The Death-Image and the Ethics of Time:
Kiarostami’s Cinema of Life, Absence and Duration
DOI:
https://doi.org/10.34619/pewl-o2fzKeywords:
Abbas Kiarostami, death-image, time-image, Biovisual ethics, Persian literary intertextualityAbstract
This article investigates Abbas Kiarostami’s cinematic engagement with mortality, temporality, and ethical spectatorship through the lens of Susana Viegas’s “death-image.” Unlike conventional depictions of death, Kiarostami stages mortality as an unseen but structuring presence, emphasizing life’s duration over narrative closure. Drawing on Deleuze’s time-image, Sareh Javid’s early-film readings, and Asbjørn Grønstad’s concept of biovisual ethics, the study situates Kiarostami’s work within a framework in which observing, waiting, and contemplation constitute acts of ethical attention.
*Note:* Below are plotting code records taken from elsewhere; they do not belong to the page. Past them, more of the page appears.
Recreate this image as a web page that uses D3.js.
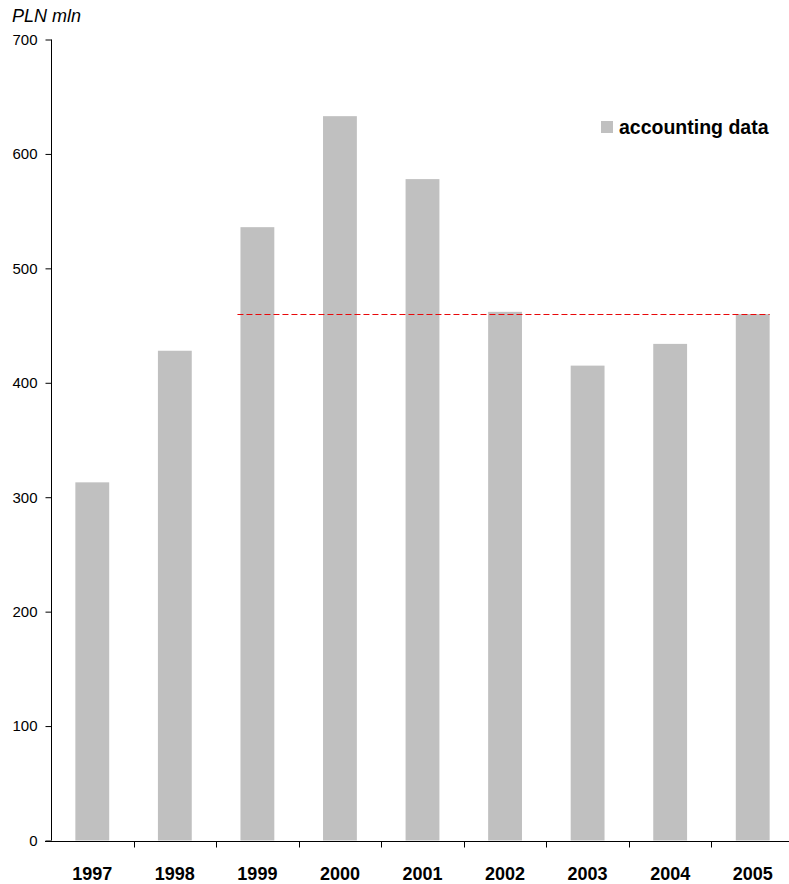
<!DOCTYPE html>
<html>
<head>
<meta charset="utf-8">
<script src="https://cdn.jsdelivr.net/npm/d3@7"></script>
<style>
  html, body { margin: 0; padding: 0; background: #fff; }
  svg { display: block; font-family: "Liberation Sans", Arial, sans-serif; }
</style>
</head>
<body>
<svg id="chart" width="789" height="884"></svg>
<script>
// Annual values, PLN mln
const years = ["1997", "1998", "1999", "2000", "2001", "2002", "2003", "2004", "2005"];
const values = [313, 428, 536, 633, 578, 462, 415, 434, 460];
const yTicks = [0, 100, 200, 300, 400, 500, 600, 700];
// Reference level drawn across 1999–2005
const refLevel = 460;
const refFrom = "1999";
const refTo = "2005";
const seriesName = "accounting data";
const unitLabel = "PLN mln";

const svg = d3.select("#chart");

const x = d3.scaleBand()
  .domain(years)
  .range([51, 794])
  .paddingInner(0.59)
  .paddingOuter(0.295);

const y = d3.scaleLinear()
  .domain([0, 700])
  .range([840.5, 39.5]);

// Bars
svg.append("g")
  .selectAll("rect")
  .data(years)
  .join("rect")
  .attr("x", d => x(d))
  .attr("width", x.bandwidth())
  .attr("y", (d, i) => y(values[i]))
  .attr("height", (d, i) => y(0) - y(values[i]))
  .attr("fill", "#c0c0c0");

// Dashed reference line
svg.append("line")
  .attr("x1", x(refFrom) - 3)
  .attr("x2", x(refTo) + x.bandwidth())
  .attr("y1", Math.round(y(refLevel)) + 0.5)
  .attr("y2", Math.round(y(refLevel)) + 0.5)
  .attr("stroke", "#e8080a")
  .attr("stroke-width", 1)
  .attr("stroke-dasharray", "6,3");

// Y axis
const yAxis = svg.append("g")
  .attr("transform", "translate(51.5,0)")
  .call(d3.axisLeft(y).tickValues(yTicks).tickSize(6).tickPadding(8));
yAxis.select(".domain").attr("stroke", "#000").attr("d", `M0,${y(700)}V${y(0)}`);
yAxis.selectAll(".tick line").attr("stroke", "#000");
yAxis.selectAll(".tick text")
  .attr("fill", "#000")
  .style("font-size", "15px");

// X axis: ticks at category boundaries
const step = x.step();
const x0 = x.range()[0];
const xAxisG = svg.append("g").attr("transform", `translate(0,${Math.round(y(0)) + 0.5})`);
xAxisG.append("line")
  .attr("x1", 45).attr("x2", 800)
  .attr("stroke", "#000");
xAxisG.selectAll("line.tk")
  .data(d3.range(1, years.length))
  .join("line")
  .attr("class", "tk")
  .attr("x1", i => Math.round(x0 + i * step) + 0.5)
  .attr("x2", i => Math.round(x0 + i * step) + 0.5)
  .attr("y1", 0).attr("y2", 6)
  .attr("stroke", "#000");
xAxisG.selectAll("text")
  .data(years)
  .join("text")
  .attr("x", d => x(d) + x.bandwidth() / 2)
  .attr("y", 38.5)
  .attr("text-anchor", "middle")
  .style("font-size", "18px")
  .style("font-weight", "bold")
  .text(d => d);

// Unit label
svg.append("text")
  .attr("x", 12)
  .attr("y", 22)
  .style("font-size", "18px")
  .style("font-style", "italic")
  .text(unitLabel);

// Legend
const legend = svg.append("g").attr("transform", "translate(601,121)");
legend.append("rect")
  .attr("width", 12).attr("height", 12)
  .attr("fill", "#c0c0c0");
legend.append("text")
  .attr("x", 18)
  .attr("y", 13)
  .style("font-size", "19.5px")
  .style("font-weight", "bold")
  .text(seriesName);
</script>
</body>
</html>
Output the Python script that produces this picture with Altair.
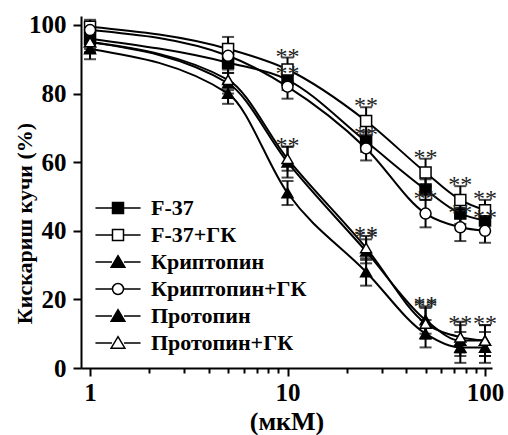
import altair as alt
import pandas as pd

conc = [1, 5, 10, 25, 50, 75, 100]
series_names = ["F-37", "F-37+ГК", "Криптопин", "Криптопин+ГК", "Протопин", "Протопин+ГК"]

f37 = [96, 89, 84, 66, 52, 45, 43]
f37_gk = [99.5, 93, 87, 72, 57, 49, 46]
krip = [95, 83, 60, 34, 14, 8, 8]
krip_gk = [98.5, 91, 82, 64, 45, 41, 40]
prot = [93, 80, 51, 28, 10, 6, 6]
prot_gk = [95, 84, 61, 35, 13, 9, 8]

f37_err = [3, 3, 3, 3, 3, 3, 3]
f37_gk_err = [2, 3.5, 3.5, 4, 4, 4, 3]
krip_err = [3, 3, 4.5, 3.5, 4, 4.5, 4.5]
krip_gk_err = [2, 3, 3.5, 3.5, 4, 4, 3.5]
prot_err = [3, 3, 3.5, 4, 4, 4.5, 4.5]
prot_gk_err = [3, 3, 3.5, 3.5, 4.5, 4.5, 4.5]

# significance marks (**) per series at these concentrations
stars = {
    "F-37+ГК": [10, 25, 50, 75, 100],
    "Криптопин+ГК": [10, 25, 50, 75, 100],
    "Криптопин": [10, 25, 50, 75, 100],
    "Протопин+ГК": [25, 50],
}

values = [f37, f37_gk, krip, krip_gk, prot, prot_gk]
errors = [f37_err, f37_gk_err, krip_err, krip_gk_err, prot_err, prot_gk_err]

rows = []
for name, vals, errs in zip(series_names, values, errors):
    for c, v, e in zip(conc, vals, errs):
        rows.append({"series": name, "label": name, "conc": c, "val": v,
                     "lo": v - e, "hi": v + e,
                     "star": "**" if c in stars.get(name, []) else ""})
df = pd.DataFrame(rows)

shapes_plot = ["square", "square", "triangle-up", "circle", "triangle-up", "triangle-up"]
fills = ["black", "white", "black", "white", "black", "white"]

sq = "M-4.1,0H-1M1,0H4.1M-1,-1H1V1H-1Z"
tri = "M-4.1,0H-1.1M1.1,0H4.1M0,-1.15L1.25,0.95L-1.25,0.95Z"
cir = "M-4.1,0H-1M1,0H4.1M-1,0A1,1 0 1,1 1,0A1,1 0 1,1 -1,0Z"
shapes_legend = [sq, sq, tri, cir, tri, tri]

x_ticks = [1, 2, 3, 4, 5, 6, 7, 8, 9, 10, 20, 30, 40, 50, 60, 70, 80, 90, 100]
y_ticks = list(range(0, 101, 10))

FONT = "Liberation Serif"

x_enc = alt.X(
    "conc:Q",
    scale=alt.Scale(type="log", domain=[0.9, 108.5], nice=False),
    axis=alt.Axis(
        values=x_ticks, format="~g",
        labelExpr="(datum.value==1||datum.value==10||datum.value==100) ? datum.label : ''",
        tickSize={"condition": {"test": "datum.value==1||datum.value==10||datum.value==100", "value": 8}, "value": 5},
        labelFlush=False, labelOverlap=False, labelPadding=4,
        title="(мкМ)", titlePadding=3, titleFontSize=26,
    ),
)
y_scale = alt.Scale(domain=[0, 102.6], nice=False)
y_enc = alt.Y(
    "val:Q", scale=y_scale,
    axis=alt.Axis(
        values=y_ticks,
        labelExpr="datum.value % 20 == 0 ? datum.label : ''",
        tickSize={"condition": {"test": "datum.value % 20 == 0", "value": 8}, "value": 5},
        labelPadding=7, labelOverlap=False,
        title="Кискариш кучи (%)", titleX=-57, titleY=207, titleAngle=-90,
        titleAlign="center", titleBaseline="middle",
    ),
)

base = alt.Chart(df)

lines = base.mark_line(interpolate="monotone", color="black", strokeWidth=2).encode(
    x=x_enc, y=y_enc, detail="series:N"
)

bars = base.mark_rule(color="black", strokeWidth=2).encode(
    x="conc:Q", y="lo:Q", y2="hi:Q"
)
cap_hi = base.mark_tick(color="black", orient="horizontal", size=12, thickness=2).encode(
    x="conc:Q", y="hi:Q"
)
cap_lo = base.mark_tick(color="black", orient="horizontal", size=12, thickness=2).encode(
    x="conc:Q", y="lo:Q"
)

points = base.mark_point(filled=True, stroke="black", strokeWidth=1.5, size=121, opacity=1).encode(
    x="conc:Q", y="val:Q",
    shape=alt.Shape("series:N", scale=alt.Scale(domain=series_names, range=shapes_plot), legend=None),
    fill=alt.Fill("series:N", scale=alt.Scale(domain=series_names, range=fills), legend=None),
)

star_text = base.mark_text(font=FONT, fontSize=24, color="#222222", baseline="alphabetic", dy=6).encode(
    x="conc:Q", y="hi:Q", text="star:N"
)

legend_layer = base.transform_filter("false").mark_point(
    filled=True, strokeWidth=1.5, size=121, opacity=1
).encode(
    x="conc:Q", y="val:Q",
    shape=alt.Shape("label:N", scale=alt.Scale(domain=series_names, range=shapes_legend),
                    legend=alt.Legend(title=None, orient="none", legendX=26, legendY=181,
                                      labelFont=FONT, labelFontSize=22, labelFontWeight="bold",
                                      labelColor="black", symbolSize=121, symbolStrokeWidth=1.5,
                                      symbolOpacity=1,
                                      rowPadding=5, labelOffset=22, padding=0)),
    fill=alt.Fill("label:N", scale=alt.Scale(domain=series_names, range=fills)),
    stroke=alt.Stroke("label:N", scale=alt.Scale(domain=series_names, range=["black"] * 6)),
)

chart = alt.layer(lines, bars, cap_hi, cap_lo, points, star_text, legend_layer).resolve_scale(
    shape="independent", fill="independent", stroke="independent"
).properties(
    width=411, height=352,
    autosize=alt.AutoSizeParams(type="none"),
    padding={"left": 81, "top": 16, "right": 16, "bottom": 67},
).configure_view(stroke=None).configure_axis(
    grid=False, domainColor="black", domainWidth=2, tickColor="black", tickWidth=2,
    labelFont=FONT, labelFontSize=25, labelFontWeight="bold", labelColor="black",
    titleFont=FONT, titleFontSize=22, titleFontWeight="bold", titleColor="black",
)

chart.save("out.html", embed_options={"renderer": "svg", "actions": False})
Two case studies, Taste of Cherry (1997) and The Wind Will Carry Us (1999), demonstrate how Kiarostami constructs cinematic space and duration to sustain ambiguity and invite reflection. In Taste of Cherry, the final sequence enacts the Deleuzian crystal-image, blending actual and virtual registers to destabilize distinctions between life and death, reality and fiction. In The Wind Will Carry Us, the village cemetery functions as a locus for observing ordinary life amid the deferred event of death, reinforcing an ethics of attention. Intertextual references to Persian literary traditions, particularly Omar Khayyam’s quatrains, underscore a philosophy of impermanence and sceptical reflection on transcendence. Kiarostami’s films cultivate an ethical cinematic space where life, death, and temporality coexist in uncertainty, resisting spectacle and closure, and fostering a contemplative engagement with the flow of time.